Jane Bowles 1917to –1973

American writer and playwright, author of Two Serious Ladies and In the Summer House. She was born to a Jewish family in New York, and her father died when she was a teenager. Shortly after, she was stricken with tuberculosis of the knee, and she and her mother relocated to Switzerland for treatment. She developed a deep passion for literature while recovering. Upon returning to New York, she began spending time in the bohemian Greenwich Village, where she had affairs with both men and women, eventually meeting Paul Bowles in 1937. The two were married a year later, spending their honeymoon in Central America, then Paris.
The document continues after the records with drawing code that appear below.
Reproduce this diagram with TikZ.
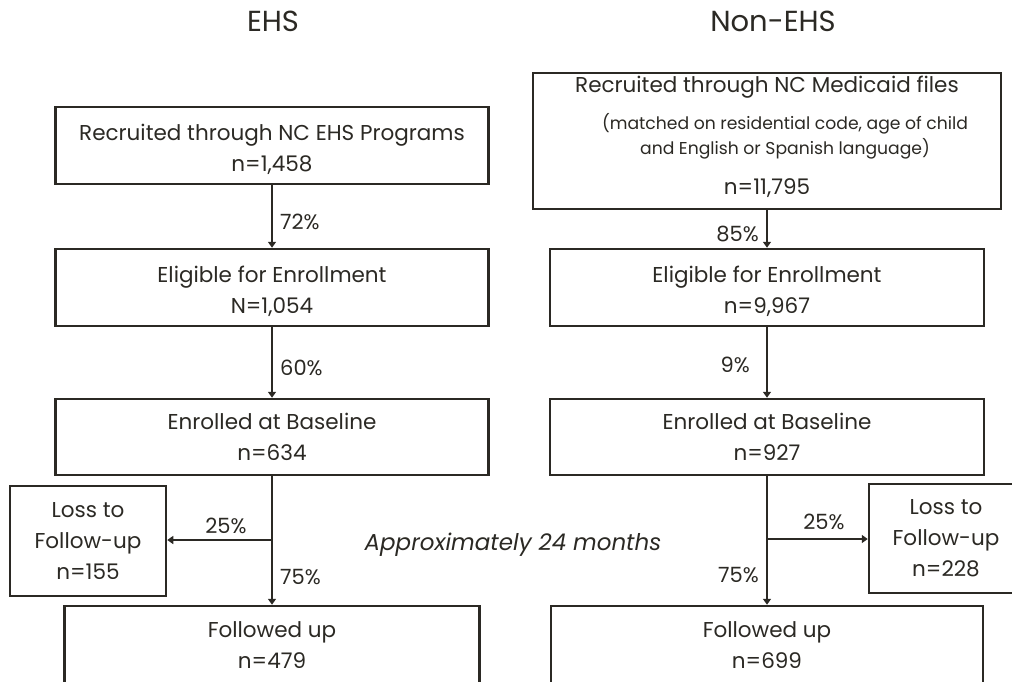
\documentclass[tikz,border=0pt]{standalone}
\usepackage{fontspec}
\setmainfont{Poppins}
\usetikzlibrary{arrows.meta}
\definecolor{ink}{HTML}{2B2924}
\tikzset{
  box/.style={draw=ink, line width=2.5pt, text=ink, align=center, inner sep=0pt,
    font=\fontsize{21.5}{31}\selectfont},
  pct/.style={text=ink, font=\fontsize{21}{24}\selectfont, inner sep=0pt},
  title/.style={text=ink, font=\fontsize{29}{32}\selectfont, inner sep=0pt},
  flow/.style={draw=ink, line width=2.5pt, -{Triangle[width=8pt,length=6pt]}},
  plain/.style={draw=ink, line width=2.5pt}
}
\newcommand{\bigtxt}{\fontsize{21.5}{31}\selectfont}
\newcommand{\smalltxt}{\fontsize{17.2}{25}\selectfont}
\begin{document}
\begin{tikzpicture}[x=1pt,y=-1pt]
\useasboundingbox (0,0) rectangle (1012,681);
\clip (0,0) rectangle (1012,681);
% titles
\node[title] (t1) at (273,21) {EHS};
\node[title] (t2) at (773,21) {Non-EHS};
% left column
\node[box, minimum width=433pt, minimum height=77pt] (L1) at (272,145.5)
  {\rule{0pt}{25pt}Recruited through NC EHS Programs\\n=1,458};
\node[box, minimum width=433pt, minimum height=77pt] (L2) at (272,287.5)
  {\rule{0pt}{25pt}Eligible for Enrollment\\N=1,054};
\node[box, minimum width=433pt, minimum height=76pt] (L3) at (272,437)
  {Enrolled at Baseline\\n=634};
\node[box, minimum width=156pt, minimum height=110pt] (LL) at (88,541)
  {Loss to\\Follow-up\\n=155};
\node[box, minimum width=415pt, minimum height=78pt] (LF) at (272,645)
  {Followed up\\n=479};
% right column
\node[box, minimum width=468pt, minimum height=136pt] (R1) at (767,141)
  {Recruited through NC Medicaid files\\[6pt]
   \smalltxt\hspace*{36pt}(matched on residential code, age of child\\[-6pt]
   \smalltxt\hspace*{36pt}and English or Spanish language)\\[9pt]
   \bigtxt n=11,795\rule[-11pt]{0pt}{1pt}};
\node[box, minimum width=434pt, minimum height=77pt] (R2) at (767,287.5)
  {\rule{0pt}{25pt}Eligible for Enrollment\\n=9,967};
\node[box, minimum width=434pt, minimum height=76pt] (R3) at (767,437)
  {Enrolled at Baseline\\n=927};
\node[box, minimum width=154pt, minimum height=109pt] (RL) at (946,538.5)
  {Loss to\\Follow-up\\n=228};
\node[box, minimum width=432pt, minimum height=78pt] (RF) at (767,645)
  {Followed up\\n=699};
% middle label
\node[text=ink, font=\fontsize{23}{26}\selectfont\itshape, inner sep=0pt] (mid) at (513,545)
  {Approximately 24 months};
% connectors left
\draw[flow] (L1.south) -- (L2.north);
\draw[flow] (L2.south) -- (L3.north);
\coordinate (LB) at (272,540);
\draw[plain] (L3.south) -- (LB);
\draw[flow] (LB) -- (LF.north);
\draw[flow] (LB) -- (LL.east |- LB);
\node[pct, anchor=west] (p1) at (280,222) {72\%};
\node[pct, anchor=west] (p2) at (280,368) {60\%};
\node[pct] (p3) at (226,526) {25\%};
\node[pct, anchor=west] (p4) at (280,577) {75\%};
% connectors right
\draw[flow] (R1.south) -- (R2.north);
\draw[flow] (R2.south) -- (R3.north);
\coordinate (RB) at (767,539);
\draw[plain] (R3.south) -- (RB);
\draw[flow] (RB) -- (RF.north);
\draw[flow] (RB) -- (RL.west |- RB);
\node[pct, anchor=east] (q1) at (759,234) {85\%};
\node[pct, anchor=east] (q2) at (750,365) {9\%};
\node[pct] (q3) at (824,522) {25\%};
\node[pct, anchor=east] (q4) at (759,575) {75\%};
\end{tikzpicture}
\end{document}
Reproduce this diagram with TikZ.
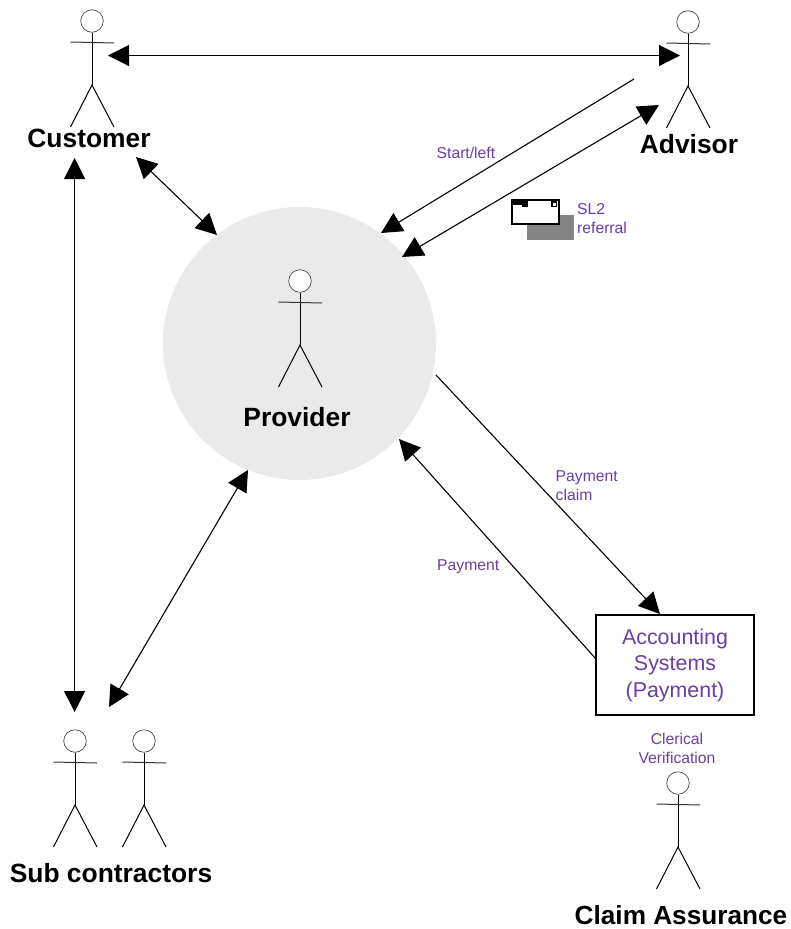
\documentclass[tikz,border=0pt]{standalone}
\usepackage{fontspec}
\setmainfont{Liberation Sans}
\usetikzlibrary{arrows.meta}
\definecolor{labelpurple}{HTML}{6A3FA5}
\definecolor{discgrey}{HTML}{EAEAEA}
\definecolor{shadowgrey}{HTML}{848484}
\tikzset{
  actorline/.style={draw=black,line width=1pt},
  headline/.style={draw=black!70,line width=0.7pt},
  link/.style={draw=black,line width=1.1pt},
  bigtip/.style={arrows={-{Triangle[length=21pt,width=21pt]}}},
  bothtip/.style={arrows={{Triangle[length=21pt,width=21pt]}-{Triangle[length=21pt,width=21pt]}}},
  rolelabel/.style={font=\fontsize{26.4}{30}\selectfont\bfseries,inner sep=0pt,text=black},
  smalllabel/.style={font=\fontsize{15.7}{19}\selectfont,inner sep=0pt,text=labelpurple,align=left},
  boxlabel/.style={font=\fontsize{21.4}{26.5}\selectfont,text=labelpurple,align=center,inner sep=0pt},
}
\newcommand{\stickfigure}[3]{% name, x, y of head centre
  \begin{scope}[shift={(#2,#3)}]
    \node[circle,headline,minimum size=22.5pt,inner sep=0pt,fill=white] (#1) at (0,0) {};
    \coordinate (#1-hip) at (0,64);
    \draw[actorline] (#1.south) -- (#1-hip);
    \draw[actorline,draw=black!80] (-21.5,21) -- (22,22);
    \draw[actorline] (-21.5,106) -- (#1-hip) -- (22,106);
  \end{scope}
}
\begin{document}
\begin{tikzpicture}[x=1pt,y=-1pt]
\useasboundingbox (0,0) rectangle (790,929);
\fill[white] (0,0) rectangle (790,929);
\fill[discgrey] (299.5,343.5) circle[radius=136.5];
\stickfigure{cust}{92}{21}
\stickfigure{adv}{688}{22}
\stickfigure{prov}{300}{281}
\stickfigure{subA}{75}{741}
\stickfigure{subB}{144}{741}
\stickfigure{claim}{678}{783}
\node[rolelabel] (custlabel) at (89,138) {Customer};
\node[rolelabel] (advlabel) at (689,144) {Advisor};
\node[rolelabel] (provlabel) at (297,417) {Provider};
\node[rolelabel] (sublabel) at (111,873) {Sub contractors};
\node[rolelabel,font=\fontsize{26.2}{30}\selectfont\bfseries] (claimlabel) at (681,915.5) {Claim Assurance};
\node[draw=black,line width=2.3pt,minimum width=158.5pt,minimum height=100.5pt,inner sep=0pt,boxlabel] (acct) at (675,665) {Accounting\\Systems\\(Payment)};
\coordinate (ca1) at (108,55.5); \coordinate (ca2) at (680,55.5);
\coordinate (cp1) at (136,157); \coordinate (cp2) at (217,235);
\coordinate (cs1) at (74.6,158); \coordinate (cs2) at (74.6,712);
\coordinate (sp1) at (109,707); \coordinate (sp2) at (248,470);
\coordinate (st1) at (634,79); \coordinate (st2) at (381,233);
\coordinate (ar1) at (659,105); \coordinate (ar2) at (402,257);
\coordinate (pc1) at (436,375); \coordinate (pc2) at (660,614);
\coordinate (pa1) at (596,659); \coordinate (pa2) at (399,439);
\draw[link,bothtip] (ca1) -- (ca2);
\draw[link,bothtip] (cp1) -- (cp2);
\draw[link,bothtip] (cs1) -- (cs2);
\draw[link,bothtip] (sp1) -- (sp2);
\draw[link,bigtip] (st1) -- (st2);
\draw[link,bothtip] (ar1) -- (ar2);
\draw[link,bigtip] (pc1) -- (pc2);
\draw[link,bigtip] (pa1) -- (pa2);
\node[smalllabel,anchor=west] (startlabel) at (436.5,152.5) {Start/left};
\node[smalllabel,anchor=west] (sl2label) at (577,218.5) {SL2\\referral};
\node[smalllabel,anchor=west] (pclabel) at (555.5,485.5) {Payment\\claim};
\node[smalllabel,anchor=west] (palabel) at (437,566.5) {Payment};
\node[smalllabel,align=center] (cvlabel) at (677,748.5) {Clerical\\Verification};
% envelope
\fill[shadowgrey] (527,215) rectangle (574,240);
\draw[fill=white,draw=black,line width=2pt] (511.5,199.5) rectangle (558.5,223.5);
\fill[black] (512,200) rectangle (528,204.5);
\fill[black] (522,204) rectangle (528,206.8);
\fill[black] (551,201) rectangle (557,207);
\fill[white] (552.5,202.5) rectangle (555.5,205.5);
\end{tikzpicture}
\end{document}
They had a sexual relationship for about a year and a half, but after that they were happy to remain platonically married while enjoying relationships with others. Both Jane and her husband were bisexual, though her lovers were primarily women. In 1938, they moved to Mexico, where Bowles began an affair with Helvetia Perkins. Her first and only novel, Two Serious Ladies, was published in 1943. Reviews were mixed, but she developed a devoted following among other writers such as John Ashbery, Tennessee Williams, and Truman Capote. In 1948, the Bowleses moved to Morocco, where she published a few short stories including “Camp Cataract,” and fell in love with a Moroccan woman named Cherifa. Her only play, In the Summer House, was performed on Broadway in 1953, and like her novel, focused on the complicated lives of women. In 1957, at the age of 40, she suffered a stroke that damaged her creativity, though she continued to struggle to write until her death 16 years later in Spain. She never gained widespread popularity, and critics were often divided on her work. But in response to her death, Tennessee Williams declared her “the finest writer of the century in English prose-fiction.”